Let The al fresco Dining Begin!
When our youngest grandchild, Sara Riley, was only a few years old, I got some rough-sawn cedar, planed and sanded it, and built the cutest miniature picnic table with two separate benches. A few years later our second grandchild, Charlie, came along, and his big sister now graciously allows him to sit with her.
After I finished this table, a lady saw it and said she wanted one for her grandchildren. She asked me, “How much?” I said, “For one exactly like this? Five hundred.” I put a lot of sweat and love into this little project. Unfortunately, I didn’t take any pictures while it was being built. Here, it shows the effect of aging in ten Kentucky summers and winters.
I wanted to make a picnic table for our two youngest grandchildren, Audrey and Owen, but I didn’t want it to be the same. When I found the plan for a round table with curved benches, I knew all I had to do was scale it down to their size.

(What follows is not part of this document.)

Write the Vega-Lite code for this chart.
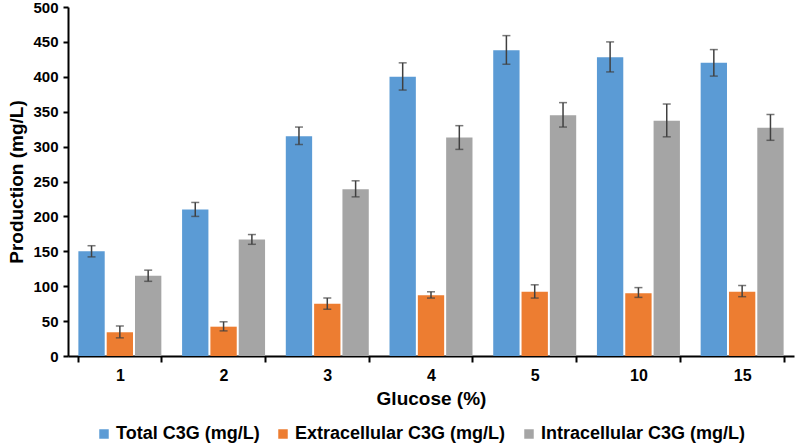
{
  "$schema": "https://vega.github.io/schema/vega-lite/v6.json",
  "width": 726,
  "height": 349,
  "autosize": {"type": "none"},
  "padding": {"left": 68, "top": 7, "right": 3, "bottom": 87},
  "config": {
    "view": {"stroke": null},
    "font": "Liberation Sans",
    "axis": {
      "grid": false,
      "domainColor": "#000",
      "domainWidth": 2,
      "tickColor": "#000",
      "tickWidth": 2,
      "labelColor": "#000",
      "titleColor": "#000",
      "labelFont": "Liberation Sans",
      "titleFont": "Liberation Sans",
      "labelFontWeight": "bold",
      "titleFontWeight": "bold"
    },
    "legend": {
      "labelFont": "Liberation Sans",
      "labelFontWeight": "bold",
      "labelColor": "#000"
    }
  },
  "data": {
    "values": [
      {"glucose": "1", "series": "Total C3G (mg/L)", "value": 150, "lo": 142, "hi": 158},
      {"glucose": "1", "series": "Extracellular C3G (mg/L)", "value": 34, "lo": 26, "hi": 43},
      {"glucose": "1", "series": "Intracellular C3G (mg/L)", "value": 115, "lo": 107, "hi": 123},
      {"glucose": "2", "series": "Total C3G (mg/L)", "value": 210, "lo": 200, "hi": 220},
      {"glucose": "2", "series": "Extracellular C3G (mg/L)", "value": 42, "lo": 36, "hi": 49},
      {"glucose": "2", "series": "Intracellular C3G (mg/L)", "value": 167, "lo": 160, "hi": 174},
      {"glucose": "3", "series": "Total C3G (mg/L)", "value": 315, "lo": 303, "hi": 328},
      {"glucose": "3", "series": "Extracellular C3G (mg/L)", "value": 75, "lo": 67, "hi": 83},
      {"glucose": "3", "series": "Intracellular C3G (mg/L)", "value": 239, "lo": 228, "hi": 251},
      {"glucose": "4", "series": "Total C3G (mg/L)", "value": 400, "lo": 381, "hi": 420},
      {"glucose": "4", "series": "Extracellular C3G (mg/L)", "value": 87, "lo": 83, "hi": 92},
      {"glucose": "4", "series": "Intracellular C3G (mg/L)", "value": 313, "lo": 296, "hi": 330},
      {"glucose": "5", "series": "Total C3G (mg/L)", "value": 438, "lo": 418, "hi": 459},
      {"glucose": "5", "series": "Extracellular C3G (mg/L)", "value": 92, "lo": 83, "hi": 102},
      {"glucose": "5", "series": "Intracellular C3G (mg/L)", "value": 345, "lo": 328, "hi": 363},
      {"glucose": "10", "series": "Total C3G (mg/L)", "value": 428, "lo": 407, "hi": 450},
      {"glucose": "10", "series": "Extracellular C3G (mg/L)", "value": 90, "lo": 84, "hi": 98},
      {"glucose": "10", "series": "Intracellular C3G (mg/L)", "value": 337, "lo": 314, "hi": 361},
      {"glucose": "15", "series": "Total C3G (mg/L)", "value": 420, "lo": 401, "hi": 439},
      {"glucose": "15", "series": "Extracellular C3G (mg/L)", "value": 92, "lo": 85, "hi": 101},
      {"glucose": "15", "series": "Intracellular C3G (mg/L)", "value": 327, "lo": 309, "hi": 346}
    ]
  },
  "encoding": {
    "x": {
      "field": "glucose",
      "type": "nominal",
      "sort": ["1", "2", "3", "4", "5", "10", "15"],
      "scale": {"paddingInner": 0.2, "paddingOuter": 0.1},
      "axis": {
        "title": "Glucose (%)",
        "labelAngle": 0,
        "labelFontSize": 16,
        "labelPadding": 5,
        "tickSize": 6,
        "tickBand": "extent",
        "titleFontSize": 19,
        "titlePadding": 6
      }
    },
    "xOffset": {
      "field": "series",
      "type": "nominal",
      "sort": ["Total C3G (mg/L)", "Extracellular C3G (mg/L)", "Intracellular C3G (mg/L)"],
      "scale": {"paddingInner": 0.07, "paddingOuter": 0}
    }
  },
  "layer": [
    {
      "mark": {"type": "bar"},
      "encoding": {
        "y": {
          "field": "value",
          "type": "quantitative",
          "scale": {"domain": [0, 500]},
          "axis": {
            "title": "Production (mg/L)",
            "tickCount": 10,
            "labelFontSize": 15,
            "labelPadding": 5,
            "tickSize": 5,
            "titleFontSize": 19,
            "titlePadding": 6
          }
        },
        "color": {
          "field": "series",
          "type": "nominal",
          "sort": ["Total C3G (mg/L)", "Extracellular C3G (mg/L)", "Intracellular C3G (mg/L)"],
          "scale": {
            "domain": ["Total C3G (mg/L)", "Extracellular C3G (mg/L)", "Intracellular C3G (mg/L)"],
            "range": ["#5B9BD5", "#ED7D31", "#A5A5A5"]
          },
          "legend": {
            "title": null,
            "orient": "none",
            "legendX": 27,
            "legendY": 418,
            "direction": "horizontal",
            "symbolType": "square",
            "symbolSize": 90,
            "symbolStrokeWidth": 0,
            "labelFontSize": 18,
            "labelLimit": 0,
            "labelOffset": 3,
            "columnPadding": 14
          }
        }
      }
    },
    {
      "mark": {"type": "rule", "color": "#404040", "strokeWidth": 1.5},
      "encoding": {
        "y": {"field": "lo", "type": "quantitative"},
        "y2": {"field": "hi"}
      }
    },
    {
      "mark": {"type": "tick", "color": "#404040", "thickness": 1.5, "size": 8},
      "encoding": {
        "y": {"field": "lo", "type": "quantitative"}
      }
    },
    {
      "mark": {"type": "tick", "color": "#404040", "thickness": 1.5, "size": 8},
      "encoding": {
        "y": {"field": "hi", "type": "quantitative"}
      }
    }
  ]
}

The kernel of the project came from an old project book copyrighted 1970 titled, Wood Projects for the Home Handyman, by the editors of the Home Handyman’s Magazine. Its asking price was 60¢ at newsstands, 75¢ by mail. There is a collection of projects that you can make from the “durable, decorative and workable woods of the western lumber region.” To encourage the timid and the tightwad, the book proclaims “The table with benches can be easily constructed by the average home craftsman and will cost far less than comparable units available in retail outlets.”
I was shocked when I picked up the Western red cedar. So much for this project costing “far less.” Cedar had roughly doubled in price since the first table. But, so what? It was for the grandbabies. That’s always good justification.
Memorial Day weekend, 2014, I had the wood, the shop was clean, Brenda was out of town, the Forrest Woodworker II was sharp, and I thought, “I can start Friday night after work, go all day Saturday plus Monday and probably be finished by the evening of Memorial Day.”
I’m writing this January 25, 2017, and I just loaded the pieces onto the trailer last week. It was not a long-weekend task.
It was a fun project, though. One of the great things about having young grandchildren as your “customers”… they don’t keep track of time.
In fact, a serendipitous thing happened between 2014 and now. Granddaughter Audrey learned the term, al fresco, an Italian phrase that means “in the fresh air,” and she loves dining outside on the deck whenever she can. She and her little brother, Owen, will love sitting at their new al fresco table.
There were some interesting experiences during the two-plus years of this build, and I’d like to share some of them with you.
First, I learned that, although cedar’s price was up, the quality went down. Knots, on the one hand, are simply part of working with cedar. I knew that when I chose the medium. Other defects were not so expected.
Like the giant void that appeared in the edge after circle-cutting the top with a router.
I suppose that black epoxy is going to become a “trademark” for me, as I seem to find a way to incorporate it in nearly every project, much like Ernie Conover uses ebony plugs in the center of his drawer pulls. But, I’m used to having a defect to fill that provides its own retaining wall, such as a knot that has fallen out. To fix this edge, I was going to have to provide a wall. As Steven Johnson would say, I “noodled” on it for a while, and came up with this plan. Start with a curved retaining wall. As someone who finds roadside buckets nearly every time he gets in the car, I wasn’t shy about cutting a bucket to pieces. The shape is already curved, and, even though it isn’t the same diameter as the 48″ top, it is flexible. I cut enough of it to go well beyond the defect, stretched it tight with clamps, then put pan-head screws through pre- drilled holes in the bucket-dam, into the edge of the table, applying even more tension. The defect was bad enough that it went all the way through, so I needed another dam on the bottom of the table. For that, I used some off-brand Play-Doh. Building up epoxy in seven layers, I gradually filled the void. I was hoping that I’d avoid bubbles by using thin coats of epoxy. Alas, there were some, but they were small and not terribly noticeable. Epoxy is sandpaper-friendly, so no techniques have to be changed to accommodate it.